»»
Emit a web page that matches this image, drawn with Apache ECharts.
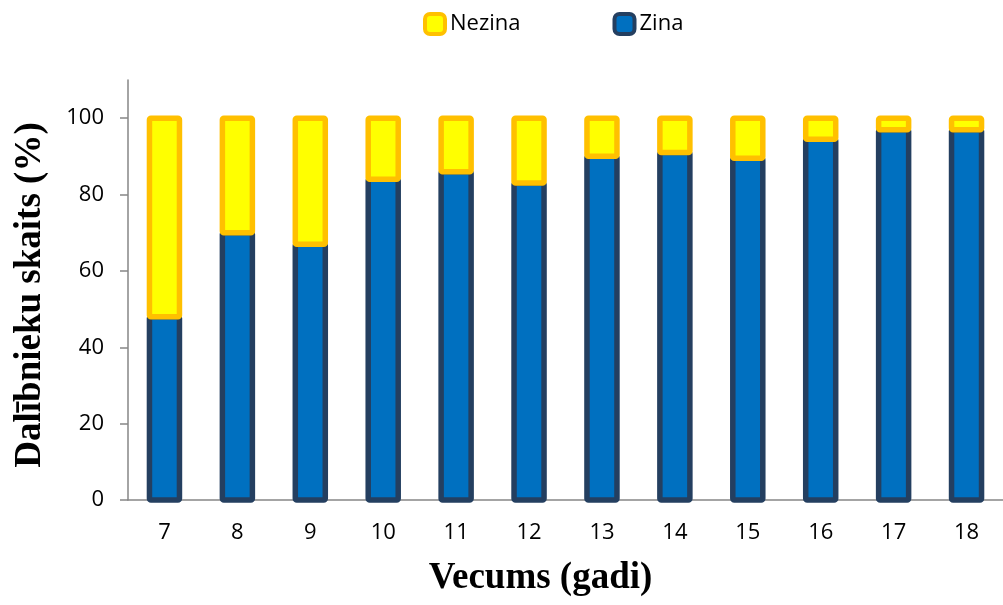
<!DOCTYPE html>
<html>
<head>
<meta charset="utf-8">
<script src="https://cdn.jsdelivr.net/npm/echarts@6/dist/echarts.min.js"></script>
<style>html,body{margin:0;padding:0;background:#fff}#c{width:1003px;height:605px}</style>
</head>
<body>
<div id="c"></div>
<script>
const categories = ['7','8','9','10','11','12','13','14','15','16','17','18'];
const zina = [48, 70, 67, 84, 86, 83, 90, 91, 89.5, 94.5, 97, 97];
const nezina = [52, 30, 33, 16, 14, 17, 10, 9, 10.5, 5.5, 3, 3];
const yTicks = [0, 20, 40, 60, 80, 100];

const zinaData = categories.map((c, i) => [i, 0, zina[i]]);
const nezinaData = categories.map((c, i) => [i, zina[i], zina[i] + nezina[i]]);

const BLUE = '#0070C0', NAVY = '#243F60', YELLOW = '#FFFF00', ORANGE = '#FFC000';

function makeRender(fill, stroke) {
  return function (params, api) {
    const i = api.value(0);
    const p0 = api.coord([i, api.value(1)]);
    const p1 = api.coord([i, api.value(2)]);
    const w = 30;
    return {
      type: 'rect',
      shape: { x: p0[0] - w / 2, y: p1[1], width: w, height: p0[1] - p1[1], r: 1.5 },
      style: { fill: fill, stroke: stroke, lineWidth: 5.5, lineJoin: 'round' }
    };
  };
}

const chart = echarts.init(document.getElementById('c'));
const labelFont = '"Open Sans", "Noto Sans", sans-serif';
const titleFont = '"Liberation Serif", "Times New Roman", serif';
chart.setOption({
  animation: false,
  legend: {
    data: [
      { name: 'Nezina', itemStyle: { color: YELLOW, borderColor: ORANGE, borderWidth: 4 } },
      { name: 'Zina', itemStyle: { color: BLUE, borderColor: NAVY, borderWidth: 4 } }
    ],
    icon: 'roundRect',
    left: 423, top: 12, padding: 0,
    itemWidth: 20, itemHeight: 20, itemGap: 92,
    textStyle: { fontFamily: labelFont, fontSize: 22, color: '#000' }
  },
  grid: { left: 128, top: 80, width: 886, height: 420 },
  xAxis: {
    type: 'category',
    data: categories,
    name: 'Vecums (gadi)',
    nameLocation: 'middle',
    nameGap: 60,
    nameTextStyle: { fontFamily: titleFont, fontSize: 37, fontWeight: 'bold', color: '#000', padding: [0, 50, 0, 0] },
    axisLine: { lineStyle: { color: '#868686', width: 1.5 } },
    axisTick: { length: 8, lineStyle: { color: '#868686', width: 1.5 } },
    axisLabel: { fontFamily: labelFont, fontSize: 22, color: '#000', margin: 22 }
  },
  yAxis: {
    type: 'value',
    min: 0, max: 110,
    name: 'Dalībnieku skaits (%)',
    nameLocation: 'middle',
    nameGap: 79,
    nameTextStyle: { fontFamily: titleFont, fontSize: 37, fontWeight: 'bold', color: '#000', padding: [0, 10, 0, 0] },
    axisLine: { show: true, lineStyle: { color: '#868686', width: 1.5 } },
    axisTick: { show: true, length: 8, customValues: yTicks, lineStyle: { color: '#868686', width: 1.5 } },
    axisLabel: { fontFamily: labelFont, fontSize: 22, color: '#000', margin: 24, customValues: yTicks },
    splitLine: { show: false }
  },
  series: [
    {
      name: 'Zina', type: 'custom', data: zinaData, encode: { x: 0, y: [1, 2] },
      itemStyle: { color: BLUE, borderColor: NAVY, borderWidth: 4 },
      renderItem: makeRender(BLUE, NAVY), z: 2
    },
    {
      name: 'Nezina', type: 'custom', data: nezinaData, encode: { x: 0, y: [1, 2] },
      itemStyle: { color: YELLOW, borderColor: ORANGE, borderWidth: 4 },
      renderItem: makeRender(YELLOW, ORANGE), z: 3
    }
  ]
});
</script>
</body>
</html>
««
**WHAT THIS TASK INVOLVES:** Repeat, with no pictures, each line from the beginning of the data through the line containing "const BLUE = '#0070C0', NAVY", inclusive.

**FULL RESPONSE:**
Emit a web page that matches this image, drawn with Apache ECharts.
<!DOCTYPE html>
<html>
<head>
<meta charset="utf-8">
<script src="https://cdn.jsdelivr.net/npm/echarts@6/dist/echarts.min.js"></script>
<style>html,body{margin:0;padding:0;background:#fff}#c{width:1003px;height:605px}</style>
</head>
<body>
<div id="c"></div>
<script>
const categories = ['7','8','9','10','11','12','13','14','15','16','17','18'];
const zina = [48, 70, 67, 84, 86, 83, 90, 91, 89.5, 94.5, 97, 97];
const nezina = [52, 30, 33, 16, 14, 17, 10, 9, 10.5, 5.5, 3, 3];
const yTicks = [0, 20, 40, 60, 80, 100];

const zinaData = categories.map((c, i) => [i, 0, zina[i]]);
const nezinaData = categories.map((c, i) => [i, zina[i], zina[i] + nezina[i]]);

const BLUE = '#0070C0', NAVY = '#243F60', YELLOW = '#FFFF00', ORANGE = '#FFC000';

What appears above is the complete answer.